Under his leadership Saudi Arabia managed to come through the global recession in a better position than at the start due to government spending and high oil production. This policy breakdown has led to an estimated 4% growth in an incredibly tough climate. Although he passed away in 2015, his estate owns the world’s second largest crude oil deposit of over 265 billion barrels, accounting for a staggering 18% of global reserves. With Saudi Arabia possessing a $727 billion GDP, he had invested $130 billion into unemployment funds and housing projects to counteract the increasing unemployment number in his young country.
Sultan Hassanal Bolkiah has been head of state since 1967. He led his country through the global recession; however with oil reserves expected to last only a further 25 years, his focus is now on diversifying the country’s economy to avoid disaster when reserves run out. He is also infamous for his car collection, with rumours he owns over 7,000 cars costing a grand total of $789 million. According to Guinness World Records his collection has more than 600 Rolls-Royces, 450 Ferraris and 134 Koenigseggs, making it the largest brand collection in the world. In fact, during the 1990s his family accounted for almost half of Rolls-Royce’s global sales as his family looked to add to and diversify their collection.

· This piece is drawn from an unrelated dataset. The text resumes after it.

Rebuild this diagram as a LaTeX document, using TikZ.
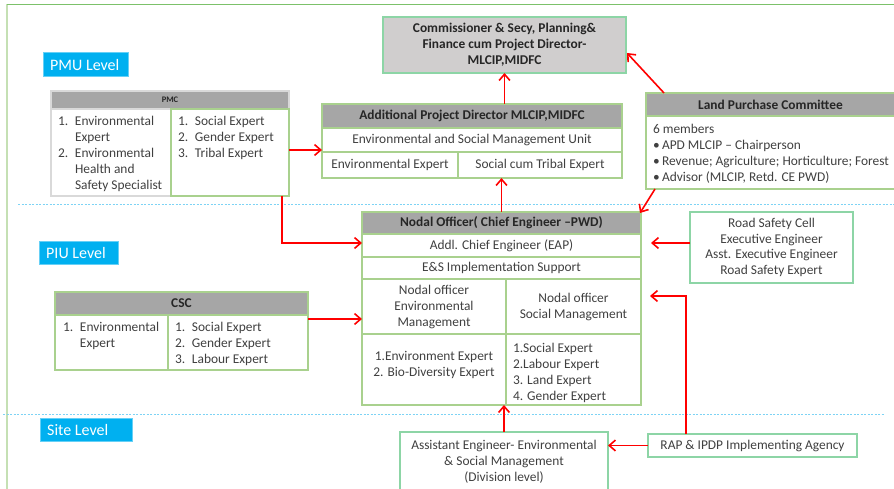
\documentclass[tikz,border=0pt]{standalone}
\usepackage{fontspec}
\setmainfont{Carlito}
\usetikzlibrary{arrows.meta,calc}
\definecolor{gborder}{HTML}{A9D18E}
\definecolor{tborder}{HTML}{8DD5A6}
\definecolor{grayb}{HTML}{D9D9D9}
\definecolor{hdr}{HTML}{A6A6A6}
\definecolor{commfill}{HTML}{D0CECE}
\definecolor{txtc}{HTML}{404040}
\definecolor{lvl}{HTML}{00B0F0}
\definecolor{dashc}{HTML}{7DD3F5}
\definecolor{frametop}{HTML}{7CC16A}
\definecolor{frameleft}{HTML}{C5E0B4}
\newcommand{\li}[2]{\makebox[17pt][l]{#1}#2}
\tikzset{
  box/.style={draw=gborder, line width=1.2pt, inner sep=0pt, outer sep=0pt, anchor=north west},
  tbox/.style={box, draw=tborder},
  hdrbox/.style={box, fill=hdr, font=\fontsize{13.4}{16}\selectfont\bfseries, text=black!85},
  txt/.style={text=txtc, font=\fontsize{13.4}{16}\selectfont, inner sep=0pt, outer sep=0pt},
  lvlbox/.style={fill=lvl, draw=lvl!60, line width=0.6pt, inner sep=0pt, anchor=north west},
  lvltxt/.style={text=white, font=\fontsize{16}{18}\selectfont, inner sep=0pt, anchor=west},
  arr/.style={draw=red, line width=1.6pt, -{Straight Barb[length=2.2mm,width=3.8mm]}},
  dline/.style={draw=dashc, line width=0.8pt, dash pattern=on 2pt off 1.5pt},
}
\begin{document}
\begin{tikzpicture}[x=1pt,y=-1pt]
\useasboundingbox (0,0) rectangle (894,489);
\fill[white] (0,0) rectangle (894,489);
% frame
\draw[frameleft, line width=1.5pt] (7,489) -- (7,4.5);
\draw[frametop, line width=1.5pt] (7,4.5) -- (894,4.5);
% dashed level separators
\draw[dline] (18,204.5) -- (894,204.5);
\draw[dline] (3,414.5) -- (884,414.5);
% level labels
\node[lvlbox, minimum width=85pt, minimum height=24pt] (pmu) at (43,52) {};
\node[lvltxt] (pmut) at ($(pmu.west)+(7,0.5)$) {PMU Level};
\node[lvlbox, minimum width=79pt, minimum height=23pt] (piu) at (39,241) {};
\node[lvltxt] (piut) at ($(piu.west)+(7,0.5)$) {PIU Level};
\node[lvlbox, minimum width=92pt, minimum height=23pt] (site) at (40,418) {};
\node[lvltxt] (sitet) at ($(site.west)+(7,0.5)$) {Site Level};
% Commissioner
\node[tbox, fill=commfill, minimum width=243pt, minimum height=56pt, align=center,
      font=\fontsize{13.4}{16}\selectfont\bfseries, text=black!85] (comm) at (383,17)
  {Commissioner \& Secy, Planning\&\\Finance cum Project Director-\\MLCIP,MIDFC};
% APD
\node[box, minimum width=300pt, minimum height=74pt] (apd) at (322,104) {};
\node[hdrbox, minimum width=300pt, minimum height=24pt] (apdh) at (322,104) {Additional Project Director MLCIP,MIDFC};
\node[box, txt, minimum width=300pt, minimum height=24pt] (esmu) at (322,128) {Environmental and Social Management Unit};
\node[box, txt, minimum width=136pt, minimum height=26pt] (apdenv) at (322,152) {Environmental Expert};
\node[box, txt, minimum width=164pt, minimum height=26pt] (apdsoc) at (458,152) {Social cum Tribal Expert};
% PMC
\node[box, draw=grayb, minimum width=238pt, minimum height=105pt] (pmc) at (51,91) {};
\node[hdrbox, draw=grayb, minimum width=238pt, minimum height=18pt, font=\fontsize{8.5}{9}\selectfont\bfseries] (pmch) at (51,91) {PMC};
\node[box, minimum width=118pt, minimum height=87pt] (pmcr) at (171,109) {};
\node[txt, align=left, anchor=north west] (pmclt) at (58,116.5)
  {\li{1.}{Environmental}\\\li{}{Expert}\\\li{2.}{Environmental}\\\li{}{Health and}\\\li{}{Safety Specialist}};
\node[txt, align=left, anchor=north west] (pmcrt) at (178,116.5)
  {\li{1.}{Social Expert}\\\li{2.}{Gender Expert}\\\li{3.}{Tribal Expert}};
% Land Purchase Committee
\node[box, minimum width=249pt, minimum height=96pt] (lpc) at (646,93) {};
\node[hdrbox, minimum width=249pt, minimum height=23pt] (lpch) at (646,93) {Land Purchase Committee};
\node[txt, align=left, anchor=north west] (lpct) at (653,124)
  {6 members\\[0.5pt] \makebox[9pt][l]{•}APD MLCIP – Chairperson\\ \makebox[9pt][l]{•}Revenue; Agriculture; Horticulture; Forest\\ \makebox[9pt][l]{•}Advisor (MLCIP, Retd. CE PWD)};
% Nodal officer
\node[box, minimum width=279pt, minimum height=193pt] (nodal) at (362,212) {};
\node[hdrbox, minimum width=279pt, minimum height=22pt] (nodalh) at (362,212) {Nodal Officer( Chief Engineer –PWD)};
\node[box, txt, minimum width=279pt, minimum height=23pt] (addl) at (362,234) {Addl. Chief Engineer (EAP)};
\node[box, txt, minimum width=279pt, minimum height=22pt] (esimpl) at (362,257) {E\&S Implementation Support};
\node[box, minimum width=144pt, minimum height=55pt] (noenv) at (362,279) {};
\node[box, minimum width=135pt, minimum height=55pt] (nosoc) at (506,279) {};
\node[box, minimum width=144pt, minimum height=71pt] (envexp) at (362,334) {};
\node[box, minimum width=135pt, minimum height=71pt] (socexp) at (506,334) {};
\node[txt, align=center] (noenvt) at (noenv.center) {Nodal officer\\Environmental\\Management};
\node[txt, align=center] (nosoct) at (nosoc.center) {Nodal officer\\Social Management};
\node[txt, align=center, anchor=north] (envexpt) at (434,351) {1.Environment Expert\\2. Bio-Diversity Expert};
\node[txt, align=left, anchor=north west] (socexpt) at (513,343) {1.Social Expert\\2.Labour Expert\\3. Land Expert\\4. Gender Expert};
% CSC
\node[box, minimum width=253pt, minimum height=78pt] (csc) at (55,292) {};
\node[hdrbox, minimum width=253pt, minimum height=23pt] (csch) at (55,292) {CSC};
\node[box, minimum width=113pt, minimum height=55pt] (cscl) at (55,315) {};
\node[box, minimum width=140pt, minimum height=55pt] (cscr) at (168,315) {};
\node[txt, align=left, anchor=north west] (cscltt) at (63,322.5) {\li{1.}{Environmental}\\\li{}{Expert}};
\node[txt, align=left, anchor=north west] (cscrtt) at (175,322.5) {\li{1.}{Social Expert}\\\li{2.}{Gender Expert}\\\li{3.}{Labour Expert}};
% Road Safety Cell
\node[tbox, txt, minimum width=163pt, minimum height=71pt, align=center] (rsc) at (690,212)
  {Road Safety Cell\\[-0.5pt]Executive Engineer\\[-0.5pt]Asst. Executive Engineer\\[-0.5pt]Road Safety Expert};
% RAP
\node[tbox, txt, minimum width=209pt, minimum height=23pt] (rap) at (648,434) {RAP \& IPDP Implementing Agency};
% Assistant engineer
\node[tbox, minimum width=208pt, minimum height=60pt] (asst) at (400,432) {};
\node[txt, align=center, anchor=north] (asstt) at (504,440) {Assistant Engineer- Environmental\\\& Social Management\\(Division level)};
% arrows
\draw[arr] (apd.north -| comm.south) -- (comm.south);
\draw[arr] (nodal.north) -- (nodal.north |- apd.south);
\draw[arr] (asst.north) -- (asst.north |- nodal.south);
\draw[arr] ($(pmc.east)+(0,6.5)$) -- (apd.west |- {$(pmc.east)+(0,6.5)$});
\draw[arr] ($(pmc.south east)+(-7,0)$) |- ($(nodal.west |- addl.center)+(0,-2.5)$);
\draw[arr] ($(csc.north east)+(0,27)$) -- (nodal.west |- {$(csc.north east)+(0,27)$});
\draw[arr, shorten >=10pt] ($(rsc.west)+(0,-4.5)$) -- (nodal.east |- {$(rsc.west)+(0,-4.5)$});
\draw[arr] (rap.west) -- (asst.east |- rap.west);
\draw[arr, shorten >=9pt] ($(rap.north west)+(38,0)$) |- ($(nodal.north east)+(0,84)$);
\draw[arr] ($(lpc.north west)+(18,0)$) -- ($(comm.east)+(1,8)$);
\draw[arr] ($(lpc.south west)+(9,0)$) -- ($(nodal.north east)+(-1,1)$);
\end{tikzpicture}
\end{document}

King Bhumibol Adulyadej passed away in 2016 after reigning for 64 years, making him the longest reigning monarch in history and the longest serving head of state in the world. He is credited with the social-economic theory of self-sufficiency, something he developed throughout his long years of study. He owned a fairly large stake in the publicly listed Siam Cement and Siam Commercial Bank, as well as Deves Insurance which was forced to go private due to the amount he invested. The king made generous contributions to different sectors of Thai society. He was considered to be the second richest head of state in the world.